Tenure-based norms are common. In many organizations, employees with 5 or more years of service receive 5 additional days. If you are joining at a senior level, it is entirely reasonable to ask for the tenure-adjusted entitlement from day one.

Competitor benchmarks matter. If companies in your industry routinely offer 25 days and you are being offered 20, that is not a personal preference -- it is a market correction. Research what competitors offer and reference it without naming specific companies.

What NOT to Do

A few approaches that will hurt your case more than help it.

Do not threaten. "Give me more leave or I'll quit" is not a negotiation. It is a confrontation, and it poisons the relationship regardless of the outcome.

Do not compare to specific colleagues. "Sarah in marketing gets 25 days" puts your manager in an impossible position and may violate confidentiality norms. Stick to market data and your own situation.

Do not ask during crunch time. If the team is mid-deadline or the company just announced layoffs, read the room. Timing a leave negotiation poorly signals a lack of awareness that will undermine your credibility on other fronts too.

Do not treat it as a throwaway request. Prepare for this conversation the way you would prepare for a salary negotiation. Have your numbers ready, know your fallback position, and practice your delivery.

The Alternative: Get More From the Days You Have

Sometimes the answer is no. Budget freezes, rigid HR policies, or a manager without authority can all block even a well-made case. That does not mean you are stuck.

If you cannot get more days, the next best move is to extract maximum value from the days you already have.

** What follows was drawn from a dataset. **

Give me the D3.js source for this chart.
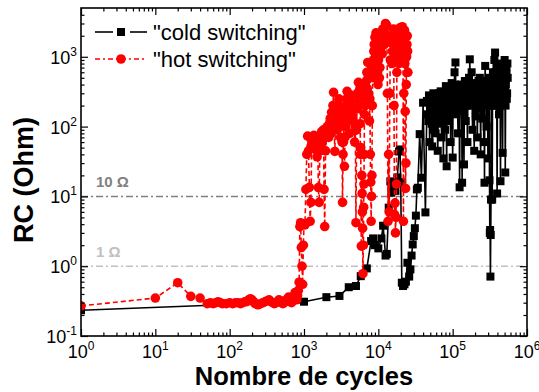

Strategic leave planning -- placing your PTO around public holidays and weekends -- can turn 5 days of annual leave into 9 or even 12 consecutive days off. A well-placed long weekend in the right month can feel like a proper holiday without burning through your balance.

This is exactly the kind of planning that most people do not bother with until December, when the best dates are already gone.

Make every day count with smart planning ->

The Bottom Line

Annual leave is compensation. It has a dollar value, it affects your quality of life, and it is negotiable far more often than people assume. The worst outcome of asking is a polite no -- and even that tells you something useful about how your employer values your time.

Prepare the math, pick the right moment, and ask clearly. You might be surprised how often the answer is yes.